Seche warned that continuing American frustration with Syrian policy could lead the administration to support the application of sanctions and other forms of pressure on Syria.

His remarks were described as unprecedented in their harshness by three former assistant secretaries of state for Near Eastern affairs, including Edward Walker and Richard Murphy, in addition to Indyk.

Indyk, who also served as American ambassador to Israel, told the Middle East Institute that Washington had been mistaken in not demanding earlier that Syria shut down the terrorist offices in Damascus.

Unlike the Bush administration, whose Middle East policy is driven by counter-terrorism and a drive to democratize the region, the Clinton administration saw the peace process as “an engine for change” in the region, Indyk said. And the key to advancing the peace process was Syria, Indyk said, acknowledging that he — and Clinton — had bought into the late prime minister Yitzhak Rabin’s “Syria first” approach.

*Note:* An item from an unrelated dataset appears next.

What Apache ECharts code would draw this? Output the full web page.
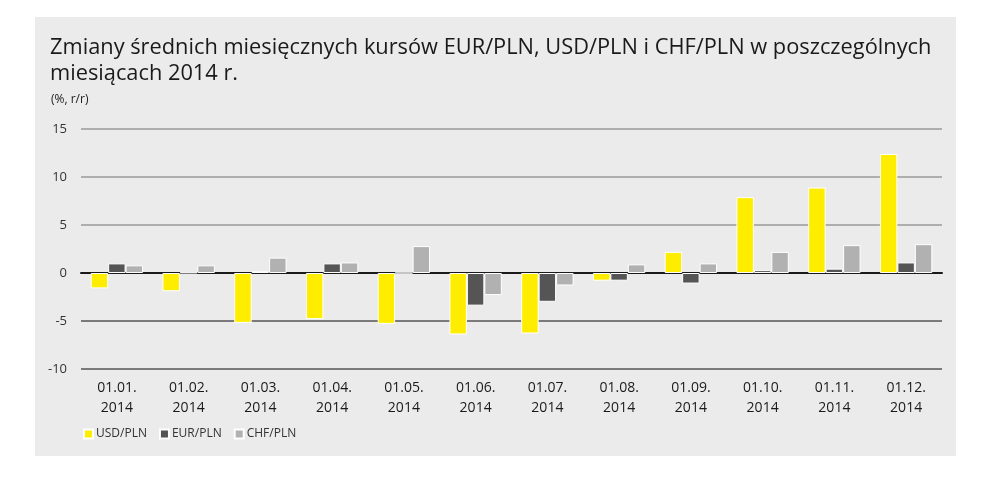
<!DOCTYPE html>
<html>
<head>
<meta charset="utf-8">
<script src="https://cdn.jsdelivr.net/npm/echarts@6/dist/echarts.min.js"></script>
<style>
html,body{margin:0;padding:0;background:#fff;}
#c{width:992px;height:477px;}
</style>
</head>
<body>
<div id="c"></div>
<script>
var categories = ['01.01.\n2014','01.02.\n2014','01.03.\n2014','01.04.\n2014','01.05.\n2014','01.06.\n2014','01.07.\n2014','01.08.\n2014','01.09.\n2014','01.10.\n2014','01.11.\n2014','01.12.\n2014'];
var usdPln = [-1.6, -1.9, -5.2, -4.8, -5.3, -6.4, -6.3, -0.8, 2.2, 7.9, 8.9, 12.4];
var eurPln = [1.0, 0.05, 0.2, 1.0, 0.0, -3.4, -3.0, -0.8, -1.1, 0.3, 0.45, 1.1];
var chfPln = [0.8, 0.8, 1.6, 1.1, 2.8, -2.3, -1.3, 0.9, 1.0, 2.2, 2.9, 3.0];
var seriesNames = ['USD/PLN', 'EUR/PLN', 'CHF/PLN'];
var titleText = 'Zmiany średnich miesięcznych kursów EUR/PLN, USD/PLN i CHF/PLN w poszczególnych\nmiesiącach 2014 r.';
var unitText = '(%, r/r)';

var FONT = '"Open Sans", "DejaVu Sans", sans-serif';
var chart = echarts.init(document.getElementById('c'), null, {renderer: 'canvas'});
function bar(name, data, color) {
  return {
    name: name, type: 'bar', data: data,
    barGap: '0%', barCategoryGap: '27%',
    itemStyle: {color: color, borderColor: '#ffffff', borderWidth: 1},
    emphasis: {disabled: true}
  };
}
chart.setOption({
  animation: false,
  backgroundColor: '#ffffff',
  graphic: [{
    type: 'rect', z: -10, silent: true,
    shape: {x: 35, y: 17, width: 921, height: 439},
    style: {fill: '#ebebeb'}
  }],
  title: [{
    text: titleText, left: 45, top: 30,
    textStyle: {fontFamily: FONT, fontSize: 21.8, fontWeight: 'normal', color: '#1a1a1a', lineHeight: 26}
  }, {
    text: unitText, left: 46, top: 89,
    textStyle: {fontFamily: FONT, fontSize: 12, fontWeight: 'normal', color: '#1a1a1a'}
  }],
  legend: {
    left: 78, top: 423, itemWidth: 9, itemHeight: 9, itemGap: 12, icon: 'rect',
    textStyle: {fontFamily: FONT, fontSize: 12, color: '#333333', padding: [0,0,0,-2]},
    data: seriesNames
  },
  grid: {left: 81, right: 50, top: 129, bottom: 108},
  xAxis: {
    type: 'category', data: categories,
    axisTick: {show: false},
    axisLine: {onZero: true, lineStyle: {color: '#1a1a1a', width: 2}},
    axisLabel: {fontFamily: FONT, fontSize: 14, color: '#1a1a1a', lineHeight: 20, margin: 9, interval: 0}
  },
  yAxis: {
    type: 'value', min: -10, max: 15, interval: 5,
    axisLine: {show: false}, axisTick: {show: false},
    axisLabel: {fontFamily: FONT, fontSize: 13, color: '#333333', margin: 14},
    splitLine: {lineStyle: {color: ['#555555','#555555','#555555','#9a9a9a','#9a9a9a','#9a9a9a'], width: 1.5}}
  },
  series: [
    bar(seriesNames[0], usdPln, '#ffed00'),
    bar(seriesNames[1], eurPln, '#555555'),
    bar(seriesNames[2], chfPln, '#b1b1b1')
  ]
});
</script>
</body>
</html>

Hoping for a breakthrough with Syria, the Clinton administration did not make the closing of the terrorist groups’ offices a condition for advancing the process, instead assuming that the closure would be a result of an Israeli-Syrian peace deal. The active presence of the Palestinian organizations’ headquarters in Damascus and the Syrian-sponsored anti-Israeli actions from southern Lebanon directly jeopardized the peace efforts and inspired the current intifada.

According to terrorism expert Matthew Levitt, a former FBI analyst now with the Washington Institute for Near East Policy, the most significant Palestinian terrorist groups enjoying the safe harbor and sponsorship of the Syrian government are Hamas, Islamic Jihad and the Popular Front for the Liberation of Palestine-General Command. These groups maintain offices both in Damascus and in the adjacent Yarmouk refugee camp, Levitt recently reported, including at least two Hamas offices, one Islamic Jihad office and five Popular Front-General Command offices.

Smaller Palestinian groups run at least 11 other offices in the Syrian capital, Levitt said. These organizations engage in inciting, recruiting, training, coordinating, funding and directing terrorists staging operations, he said, although the Syrian authorities describe them as “media offices.”

Seche said Powell had clearly demanded that Assad close down the offices of Palestinian “rejectionist groups” in Damascus. “I can’t confirm to you today that Syria has moved to close down these offices,” he said. “This activity has to stop, the relationship with these organizations has to be severed,” the diplomat quoted Powell as telling Assad.